The weekend writes itself once you accept a simple geometry: Valence’s historic core is genuinely compact — everything fits in a two-hour walk — so the dinner anchors an evening rather than an entire day. The two remaining chunks of time go to the vineyards directly across the Rhône and, if you have a third day, one farther arc into the Drôme.
The restaurant question is settled. Restaurant Pic (3 stars, Anne-Sophie Pic) is Valence’s only multi-star Michelin table — there are no 2-star restaurants in the city [1]. Two 1-star alternatives exist in the centre for a lighter-budget dinner: Flaveurs and L’Épicurien. Pic’s tasting menus run €280–€380 per person before wine [2]; book months ahead. The address (285 avenue Victor Hugo) is a 15-minute walk south of Champ de Mars [3], so it slots cleanly at the end of the city day.
Day 1 — city loop, then dinner. The half-day walking route covers Champ de Mars and the 1890 Kiosque Peynet [4], Parc Jouvet [5], the medieval côtes of Vieux Valence, the Maison des Têtes (free courtyard) [6], and the Musée de Valence – Art et Archéologie [7] in the former bishops’ palace. Hard constraint: the museum is closed Monday and Tuesday — plan accordingly.
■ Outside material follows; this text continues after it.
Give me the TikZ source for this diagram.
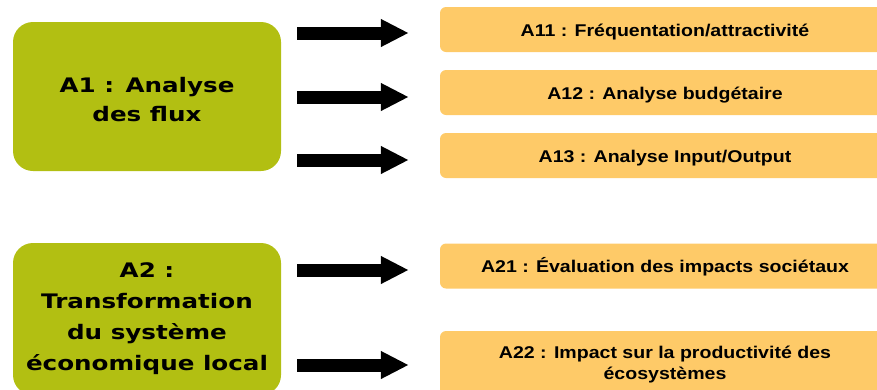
\documentclass[tikz,border=0pt]{standalone}
\usepackage{fontspec}
\newfontfamily\leftfont{DejaVu Sans}[FakeStretch=1.23]
\newfontfamily\rightfont{Liberation Sans}[FakeStretch=1.15]
\usetikzlibrary{arrows.meta,calc}
\definecolor{olivebox}{RGB}{178,191,18}
\definecolor{peachbox}{RGB}{254,202,104}
\begin{document}
\begin{tikzpicture}[x=1pt,y=-1pt,
  mainbox/.style={fill=olivebox, rounded corners=20pt, minimum width=268pt, align=center, inner sep=0pt,
    font=\leftfont\bfseries\fontsize{20}{30}\selectfont, text=black},
  subbox/.style={fill=peachbox, rounded corners=6pt, minimum width=450pt, minimum height=45pt, align=center, inner sep=0pt,
    font=\rightfont\bfseries\fontsize{17}{21}\selectfont, text=black},
  oneline/.style={text height=13.6pt, text depth=0pt},
  bigarrow/.style={draw=black, line width=13pt, -{Triangle[length=28pt,width=26pt]}}]
\useasboundingbox (0,0) rectangle (877,389);
\node[mainbox, minimum height=149pt, font=\leftfont\bfseries\fontsize{20}{29}\selectfont, text height=50pt, text depth=0pt] (a1) at (147,96.5) {A1 : Analyse\\des flux};
\node[mainbox, minimum height=152pt, font=\leftfont\bfseries\fontsize{20}{31}\selectfont] (a2) at (147,319) {A2 :\\Transformation\\du système\\économique local};
\node[subbox, oneline] (a11) at (665,29.5) {A11 : Fréquentation/attractivité};
\node[subbox, oneline] (a12) at (665,92.5) {A12 : Analyse budgétaire};
\node[subbox, oneline] (a13) at (665,155.5) {A13 : Analyse Input/Output};
\node[subbox, oneline] (a21) at (665,266) {A21 : Évaluation des impacts sociétaux};
\node[subbox, minimum height=68pt] (a22) at (665,365) {A22 : Impact sur la productivité des\\écosystèmes};
\draw[bigarrow] ($(a1.east |- a11)+(16,3.5)$) -- ($(a11.west)+(-31,3.5)$);
\draw[bigarrow] ($(a1.east |- a12)+(16,4.5)$) -- ($(a12.west)+(-31,4.5)$);
\draw[bigarrow] ($(a1.east |- a13)+(16,4.5)$) -- ($(a13.west)+(-31,4.5)$);
\draw[bigarrow] ($(a2.east |- a21)+(16,4)$) -- ($(a21.west)+(-31,4)$);
\draw[bigarrow] ($(a2.east |- a22)+(16,0)$) -- ($(a22.west)+(-31,0)$);
\end{tikzpicture}
\end{document}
Day 2 — Hermitage. Tain-l’Hermitage is the obvious full day: 10 minutes by TER with ~27 services daily [8], no car needed. Walk the terraced granite hillside to Chapelle Saint-Christophe for the valley panorama [9], taste at Cave de Tain or M. Chapoutier (book ahead), then cross the suspension bridge to Tournon for lunch. If you arrive Saturday morning with spare time, Château de Crussol — the ruined fortress staring back at Valence from the Ardèche bank — takes a brisk morning and is only 10 minutes away [10].
Optional third slot. Crest (~29 min [11]) for the tallest medieval keep in France; Grignan (~59 min [12]) for the Sévigné château with a full 2026 festival programme; Romans-sur-Isère (~25 min [13]) for the Musée international de la Chaussure. Pick one depending on whether you want fortress, literary château, or artisan market.
One June caveat. Drôme lavandin only starts blooming mid-June [14] — fields around Grignan will be green on a first-weekend-of-June trip. Don’t route south chasing lavender.
IT conferences angle. The IT conferences child found no overlap with this trip’s scope. Mardinnov #24 (today, 2 June) and Décrypt’innov #5 (4 June) are both free community networking events [15], not tourist draws. For major developer conferences, Lyon is 35 minutes north by TGV.
The open question this run leaves: whether La Brasserie Pic at the same address warrants its own reservation strategy for a lower-commitment lunch the day after the tasting menu — the activities and restaurant children don’t address walk-in availability or same-address dining sequencing.